_TASK OBJECTIVE_
Set down, exactly as written, the lines from the top of the data to the line that holds "width=164pt,minimum height=65pt] (clinbar)", and omit the pictures.

_INFORMATION SHOWN_
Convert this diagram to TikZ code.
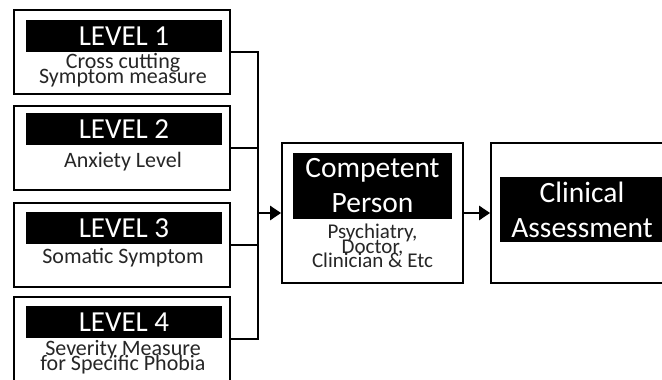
\documentclass[tikz,border=0pt]{standalone}
\usepackage{fontspec}
\setmainfont{Carlito}
\usetikzlibrary{arrows.meta,positioning}
\definecolor{InkGray}{HTML}{262626}
\newcommand{\tightlines}{\lineskiplimit=-30pt\relax}

\tikzset{
  levelbox/.style={draw=black,line width=1.8pt,fill=white,minimum width=216pt,minimum height=84pt,inner sep=0pt},
  bigbox/.style={draw=black,line width=1.8pt,fill=white,minimum width=181pt,minimum height=140pt,inner sep=0pt},
  levelbar/.style={fill=black,text=white,inner sep=0pt,minimum width=196pt,minimum height=32pt,font=\fontsize{29}{29}\selectfont},
  headbar/.style={fill=black,text=white,inner sep=0pt,align=center,font=\fontsize{29.5}{35}\selectfont},
  subtext/.style={text=InkGray,align=center,inner sep=0pt,font=\fontsize{22}{15}\selectfont\tightlines},
  link/.style={line width=2.6pt,line join=miter},
}

\begin{document}
\begin{tikzpicture}[x=1pt,y=-1pt]
  \useasboundingbox (0,0) rectangle (662,380);
  \clip (0,0) rectangle (662,380);

  % four levels on the left
  \node[levelbox] (lvl1) at (122,52) {};
  \node[levelbar] (bar1) at (124,36) {LEVEL 1};
  \node[subtext] (txt1) at (123,70) {Cross cutting\\Symptom measure};

  \node[levelbox] (lvl2) at (122,148) {};
  \node[levelbar] (bar2) at (124,129) {LEVEL 2};
  \node[subtext] (txt2) at (123,162) {Anxiety Level};

  \node[levelbox] (lvl3) at (122,245) {};
  \node[levelbar] (bar3) at (124,228) {LEVEL 3};
  \node[subtext] (txt3) at (123,258) {Somatic Symptom};

  \node[levelbox] (lvl4) at (122,339) {};
  \node[levelbar] (bar4) at (124,322) {LEVEL 4};
  \node[subtext] (txt4) at (123,357) {Severity Measure\\for Specific Phobia};

  % competent person
  \node[bigbox] (comp) at (372.5,213) {};
  \node[headbar,minimum width=159pt,minimum height=66pt] (compbar) at (372.5,186) {Competent\\Person};
  \node[subtext,font=\fontsize{21}{14.5}\selectfont\tightlines] (comptxt) at (372.5,246) {Psychiatry,\\Doctor,\\Clinician \& Etc};

  % clinical assessment
  \node[bigbox,minimum width=182pt] (clin) at (582,213) {};
  \node[headbar,minimum width=164pt,minimum height=65pt] (clinbar) at (582,209.5) {Clinical\\Assessment};

  % connectors
  \coordinate (hub) at (258,213);
  \draw[link] (lvl1.east) -| (hub);
  \draw[link] (lvl2.east) -| (hub);
  \draw[link] (lvl3.east) -| (hub);
  \draw[link] (lvl4.east) -| (hub);
  \draw[link,-{Triangle[length=11pt,width=14pt]}] (hub) -- (comp.west);
  \draw[link,-{Triangle[length=11pt,width=14pt]}] (comp.east) -- (clin.west);
\end{tikzpicture}
\end{document}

_TASK ANSWER_
Convert this diagram to TikZ code.
\documentclass[tikz,border=0pt]{standalone}
\usepackage{fontspec}
\setmainfont{Carlito}
\usetikzlibrary{arrows.meta,positioning}
\definecolor{InkGray}{HTML}{262626}
\newcommand{\tightlines}{\lineskiplimit=-30pt\relax}

\tikzset{
  levelbox/.style={draw=black,line width=1.8pt,fill=white,minimum width=216pt,minimum height=84pt,inner sep=0pt},
  bigbox/.style={draw=black,line width=1.8pt,fill=white,minimum width=181pt,minimum height=140pt,inner sep=0pt},
  levelbar/.style={fill=black,text=white,inner sep=0pt,minimum width=196pt,minimum height=32pt,font=\fontsize{29}{29}\selectfont},
  headbar/.style={fill=black,text=white,inner sep=0pt,align=center,font=\fontsize{29.5}{35}\selectfont},
  subtext/.style={text=InkGray,align=center,inner sep=0pt,font=\fontsize{22}{15}\selectfont\tightlines},
  link/.style={line width=2.6pt,line join=miter},
}

\begin{document}
\begin{tikzpicture}[x=1pt,y=-1pt]
  \useasboundingbox (0,0) rectangle (662,380);
  \clip (0,0) rectangle (662,380);

  % four levels on the left
  \node[levelbox] (lvl1) at (122,52) {};
  \node[levelbar] (bar1) at (124,36) {LEVEL 1};
  \node[subtext] (txt1) at (123,70) {Cross cutting\\Symptom measure};

  \node[levelbox] (lvl2) at (122,148) {};
  \node[levelbar] (bar2) at (124,129) {LEVEL 2};
  \node[subtext] (txt2) at (123,162) {Anxiety Level};

  \node[levelbox] (lvl3) at (122,245) {};
  \node[levelbar] (bar3) at (124,228) {LEVEL 3};
  \node[subtext] (txt3) at (123,258) {Somatic Symptom};

  \node[levelbox] (lvl4) at (122,339) {};
  \node[levelbar] (bar4) at (124,322) {LEVEL 4};
  \node[subtext] (txt4) at (123,357) {Severity Measure\\for Specific Phobia};

  % competent person
  \node[bigbox] (comp) at (372.5,213) {};
  \node[headbar,minimum width=159pt,minimum height=66pt] (compbar) at (372.5,186) {Competent\\Person};
  \node[subtext,font=\fontsize{21}{14.5}\selectfont\tightlines] (comptxt) at (372.5,246) {Psychiatry,\\Doctor,\\Clinician \& Etc};

  % clinical assessment
  \node[bigbox,minimum width=182pt] (clin) at (582,213) {};
  \node[headbar,minimum width=164pt,minimum height=65pt] (clinbar) at (582,209.5) {Clinical\\Assessment};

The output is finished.